Work instructions.
Your task is to repeat the lines below exactly, excluding any pictures they contain.

Given material.
## START
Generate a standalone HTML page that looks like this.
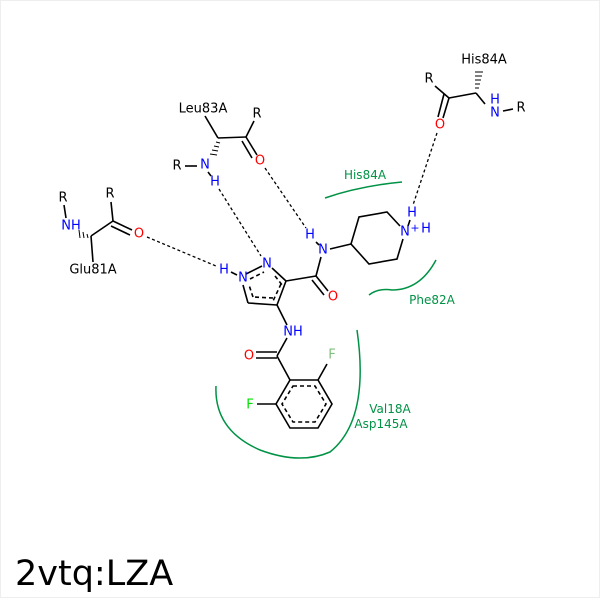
<!DOCTYPE html>
<html><head><meta charset="utf-8"><style>
html,body{margin:0;padding:0;background:#fff}
svg{display:block}
text{font-family:"DejaVu Sans","Liberation Sans",sans-serif;font-size:13px;text-anchor:middle;dominant-baseline:central}
.b{fill:#00f}.r{fill:#f00}.g{fill:#00e000}.k{fill:#000}.t{fill:#009245;font-size:12px}
</style></head><body>
<svg width="600" height="600" viewBox="0 0 600 600">
<rect x="0.5" y="0.5" width="599" height="597" fill="#fff" stroke="#eee"/>
<g stroke="#000" stroke-width="1.6" fill="none">
<line x1="205" y1="116" x2="218" y2="138"/>
<line x1="218" y1="138" x2="246" y2="137"/>
<line x1="246" y1="137" x2="254" y2="121"/>
<line x1="246" y1="137" x2="257" y2="155"/>
<line x1="242" y1="141" x2="252" y2="158"/>
<line x1="185" y1="166" x2="197" y2="166"/>
<line x1="208" y1="172" x2="211" y2="176"/>
<line x1="64" y1="205" x2="66" y2="218"/>
<line x1="91" y1="236" x2="113" y2="221"/>
<line x1="113" y1="221" x2="111" y2="202"/>
<line x1="113" y1="221" x2="132" y2="230"/>
<line x1="111" y1="226" x2="130" y2="235"/>
<line x1="91" y1="236" x2="93" y2="262"/>
<line x1="476" y1="93" x2="449" y2="98"/>
<line x1="449" y1="98" x2="435" y2="86"/>
<line x1="449" y1="98" x2="443" y2="118"/>
<line x1="444" y1="94" x2="438" y2="117"/>
<line x1="476" y1="93" x2="485" y2="104"/>
<line x1="503" y1="111" x2="513" y2="109"/>
<line x1="246" y1="274" x2="262" y2="266"/>
<line x1="272" y1="268" x2="286" y2="281"/>
<line x1="286" y1="281" x2="277" y2="305"/>
<line x1="277" y1="305" x2="248" y2="303"/>
<line x1="248" y1="303" x2="243" y2="285"/>
<line x1="231" y1="272" x2="237" y2="275"/>
<g stroke-dasharray="4,3"><line x1="250" y1="279" x2="264" y2="272"/><line x1="275" y1="276" x2="283" y2="286"/><line x1="281" y1="284" x2="273" y2="301"/><line x1="273" y1="298" x2="253" y2="297"/><line x1="253" y1="297" x2="249" y2="285"/></g>
<line x1="286" y1="281" x2="316" y2="276"/>
<line x1="316" y1="276" x2="321" y2="257"/>
<line x1="316" y1="276" x2="328" y2="291"/>
<line x1="312" y1="280" x2="324" y2="295"/>
<line x1="330" y1="249" x2="351" y2="244"/>
<line x1="316" y1="242" x2="319" y2="245"/>
<polyline points="400,226 387,212 359,217 351,244 369,264 397,259 403,239"/>
<line x1="410" y1="220" x2="408" y2="226"/>
<line x1="277" y1="305" x2="287" y2="325"/>
<line x1="287" y1="338" x2="277" y2="356"/>
<line x1="277" y1="352" x2="256" y2="352"/>
<line x1="277" y1="358" x2="256" y2="358"/>
<line x1="277" y1="356" x2="290" y2="380"/>
<polygon points="290,380 318,380 332,404 318,428 290,428 276,404"/>
<polygon points="293,386 315,386 326,404 315,422 293,422 282,404" stroke-dasharray="4,3"/>
<line x1="318" y1="380" x2="327" y2="364"/>
<line x1="276" y1="404" x2="257" y2="404"/>
</g>
<g stroke="#000" stroke-width="1">
<line x1="216" y1="142" x2="220" y2="143"/><line x1="214" y1="146" x2="219" y2="147"/><line x1="212" y1="150" x2="218" y2="151"/><line x1="210" y1="154" x2="217" y2="155"/>
<line x1="87" y1="234" x2="88" y2="238"/><line x1="83" y1="232" x2="84" y2="238"/><line x1="79" y1="230" x2="80" y2="238"/>
<line x1="475" y1="88" x2="479" y2="88"/><line x1="475" y1="84" x2="480" y2="84"/><line x1="475" y1="80" x2="481" y2="80"/><line x1="475" y1="76" x2="482" y2="76"/><line x1="475" y1="72" x2="483" y2="72"/>
</g>
<g stroke="#000" stroke-width="1.3" stroke-dasharray="3,2.5">
<line x1="147" y1="237" x2="216" y2="266"/>
<line x1="219" y1="189" x2="261" y2="256"/>
<line x1="265" y1="168" x2="306" y2="228"/>
<line x1="437" y1="133" x2="413" y2="205"/>
</g>
<g stroke="#009245" stroke-width="1.5" fill="none">
<path d="M325,198 Q360,186 402,182"/>
<path d="M369,295 Q378,288 392,290 Q420,290 436,260"/>
<path d="M216,386 Q214,430 260,450 Q300,465 330,452 Q370,420 357,330"/>
</g>
<text x="203" y="109" class="k">Leu83A</text>
<text x="257" y="114" class="k">R</text>
<text x="260" y="161" class="r">O</text>
<text x="205" y="165" class="b">N</text>
<text x="177" y="166" class="k">R</text>
<text x="215" y="182" class="b">H</text>
<text x="63" y="198" class="k">R</text>
<text x="71" y="226" class="b">NH</text>
<text x="110" y="194" class="k">R</text>
<text x="139" y="234" class="r">O</text>
<text x="93" y="270" class="k">Glu81A</text>
<text x="484" y="60" class="k">His84A</text>
<text x="429" y="79" class="k">R</text>
<text x="440" y="125" class="r">O</text>
<text x="495" y="113" class="b">N</text>
<text x="495" y="100" class="b">H</text>
<text x="521" y="108" class="k">R</text>
<text x="224" y="270" class="b">H</text>
<text x="243" y="278" class="b">N</text>
<text x="267" y="264" class="b">N</text>
<text x="333" y="297" class="r">O</text>
<text x="323" y="250" class="b">N</text>
<text x="310" y="235" class="b">H</text>
<text x="405" y="232" class="b">N</text>
<text x="412" y="213" class="b">H</text>
<text x="415" y="228" class="b" style="font-size:11px">+</text>
<text x="426" y="229" class="b">H</text>
<text x="293" y="332" class="b">NH</text>
<text x="249" y="356" class="r">O</text>
<text x="332" y="355" fill="#7fbf7f">F</text>
<text x="250" y="405" class="g">F</text>
<text x="365" y="175" class="t">His84A</text>
<text x="432" y="300" class="t">Phe82A</text>
<text x="390" y="409" class="t">Val18A</text>
<text x="381" y="424" class="t">Asp145A</text>
<text x="15" y="574" style="font-size:35px;text-anchor:start" class="k">2vtq:LZA</text>
</svg>
</body></html>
## END
Correct output.
Generate a standalone HTML page that looks like this.
<!DOCTYPE html>
<html><head><meta charset="utf-8"><style>
html,body{margin:0;padding:0;background:#fff}
svg{display:block}
text{font-family:"DejaVu Sans","Liberation Sans",sans-serif;font-size:13px;text-anchor:middle;dominant-baseline:central}
.b{fill:#00f}.r{fill:#f00}.g{fill:#00e000}.k{fill:#000}.t{fill:#009245;font-size:12px}
</style></head><body>
<svg width="600" height="600" viewBox="0 0 600 600">
<rect x="0.5" y="0.5" width="599" height="597" fill="#fff" stroke="#eee"/>
<g stroke="#000" stroke-width="1.6" fill="none">
<line x1="205" y1="116" x2="218" y2="138"/>
<line x1="218" y1="138" x2="246" y2="137"/>
<line x1="246" y1="137" x2="254" y2="121"/>
<line x1="246" y1="137" x2="257" y2="155"/>
<line x1="242" y1="141" x2="252" y2="158"/>
<line x1="185" y1="166" x2="197" y2="166"/>
<line x1="208" y1="172" x2="211" y2="176"/>
<line x1="64" y1="205" x2="66" y2="218"/>
<line x1="91" y1="236" x2="113" y2="221"/>
<line x1="113" y1="221" x2="111" y2="202"/>
<line x1="113" y1="221" x2="132" y2="230"/>
<line x1="111" y1="226" x2="130" y2="235"/>
<line x1="91" y1="236" x2="93" y2="262"/>
<line x1="476" y1="93" x2="449" y2="98"/>
<line x1="449" y1="98" x2="435" y2="86"/>
<line x1="449" y1="98" x2="443" y2="118"/>
<line x1="444" y1="94" x2="438" y2="117"/>
<line x1="476" y1="93" x2="485" y2="104"/>
<line x1="503" y1="111" x2="513" y2="109"/>
<line x1="246" y1="274" x2="262" y2="266"/>
<line x1="272" y1="268" x2="286" y2="281"/>
<line x1="286" y1="281" x2="277" y2="305"/>
<line x1="277" y1="305" x2="248" y2="303"/>
<line x1="248" y1="303" x2="243" y2="285"/>
<line x1="231" y1="272" x2="237" y2="275"/>
<g stroke-dasharray="4,3"><line x1="250" y1="279" x2="264" y2="272"/><line x1="275" y1="276" x2="283" y2="286"/><line x1="281" y1="284" x2="273" y2="301"/><line x1="273" y1="298" x2="253" y2="297"/><line x1="253" y1="297" x2="249" y2="285"/></g>
<line x1="286" y1="281" x2="316" y2="276"/>
<line x1="316" y1="276" x2="321" y2="257"/>
<line x1="316" y1="276" x2="328" y2="291"/>
<line x1="312" y1="280" x2="324" y2="295"/>
<line x1="330" y1="249" x2="351" y2="244"/>
<line x1="316" y1="242" x2="319" y2="245"/>
<polyline points="400,226 387,212 359,217 351,244 369,264 397,259 403,239"/>
<line x1="410" y1="220" x2="408" y2="226"/>
<line x1="277" y1="305" x2="287" y2="325"/>
<line x1="287" y1="338" x2="277" y2="356"/>
<line x1="277" y1="352" x2="256" y2="352"/>
<line x1="277" y1="358" x2="256" y2="358"/>
<line x1="277" y1="356" x2="290" y2="380"/>
<polygon points="290,380 318,380 332,404 318,428 290,428 276,404"/>
<polygon points="293,386 315,386 326,404 315,422 293,422 282,404" stroke-dasharray="4,3"/>
<line x1="318" y1="380" x2="327" y2="364"/>
<line x1="276" y1="404" x2="257" y2="404"/>
</g>
<g stroke="#000" stroke-width="1">
<line x1="216" y1="142" x2="220" y2="143"/><line x1="214" y1="146" x2="219" y2="147"/><line x1="212" y1="150" x2="218" y2="151"/><line x1="210" y1="154" x2="217" y2="155"/>
<line x1="87" y1="234" x2="88" y2="238"/><line x1="83" y1="232" x2="84" y2="238"/><line x1="79" y1="230" x2="80" y2="238"/>
<line x1="475" y1="88" x2="479" y2="88"/><line x1="475" y1="84" x2="480" y2="84"/><line x1="475" y1="80" x2="481" y2="80"/><line x1="475" y1="76" x2="482" y2="76"/><line x1="475" y1="72" x2="483" y2="72"/>
</g>
<g stroke="#000" stroke-width="1.3" stroke-dasharray="3,2.5">
<line x1="147" y1="237" x2="216" y2="266"/>
<line x1="219" y1="189" x2="261" y2="256"/>
<line x1="265" y1="168" x2="306" y2="228"/>
<line x1="437" y1="133" x2="413" y2="205"/>
</g>
<g stroke="#009245" stroke-width="1.5" fill="none">
<path d="M325,198 Q360,186 402,182"/>
<path d="M369,295 Q378,288 392,290 Q420,290 436,260"/>
<path d="M216,386 Q214,430 260,450 Q300,465 330,452 Q370,420 357,330"/>
</g>
<text x="203" y="109" class="k">Leu83A</text>
<text x="257" y="114" class="k">R</text>
<text x="260" y="161" class="r">O</text>
<text x="205" y="165" class="b">N</text>
<text x="177" y="166" class="k">R</text>
<text x="215" y="182" class="b">H</text>
<text x="63" y="198" class="k">R</text>
<text x="71" y="226" class="b">NH</text>
<text x="110" y="194" class="k">R</text>
<text x="139" y="234" class="r">O</text>
<text x="93" y="270" class="k">Glu81A</text>
<text x="484" y="60" class="k">His84A</text>
<text x="429" y="79" class="k">R</text>
<text x="440" y="125" class="r">O</text>
<text x="495" y="113" class="b">N</text>
<text x="495" y="100" class="b">H</text>
<text x="521" y="108" class="k">R</text>
<text x="224" y="270" class="b">H</text>
<text x="243" y="278" class="b">N</text>
<text x="267" y="264" class="b">N</text>
<text x="333" y="297" class="r">O</text>
<text x="323" y="250" class="b">N</text>
<text x="310" y="235" class="b">H</text>
<text x="405" y="232" class="b">N</text>
<text x="412" y="213" class="b">H</text>
<text x="415" y="228" class="b" style="font-size:11px">+</text>
<text x="426" y="229" class="b">H</text>
<text x="293" y="332" class="b">NH</text>
<text x="249" y="356" class="r">O</text>
<text x="332" y="355" fill="#7fbf7f">F</text>
<text x="250" y="405" class="g">F</text>
<text x="365" y="175" class="t">His84A</text>
<text x="432" y="300" class="t">Phe82A</text>
<text x="390" y="409" class="t">Val18A</text>
<text x="381" y="424" class="t">Asp145A</text>
<text x="15" y="574" style="font-size:35px;text-anchor:start" class="k">2vtq:LZA</text>
</svg>
</body></html>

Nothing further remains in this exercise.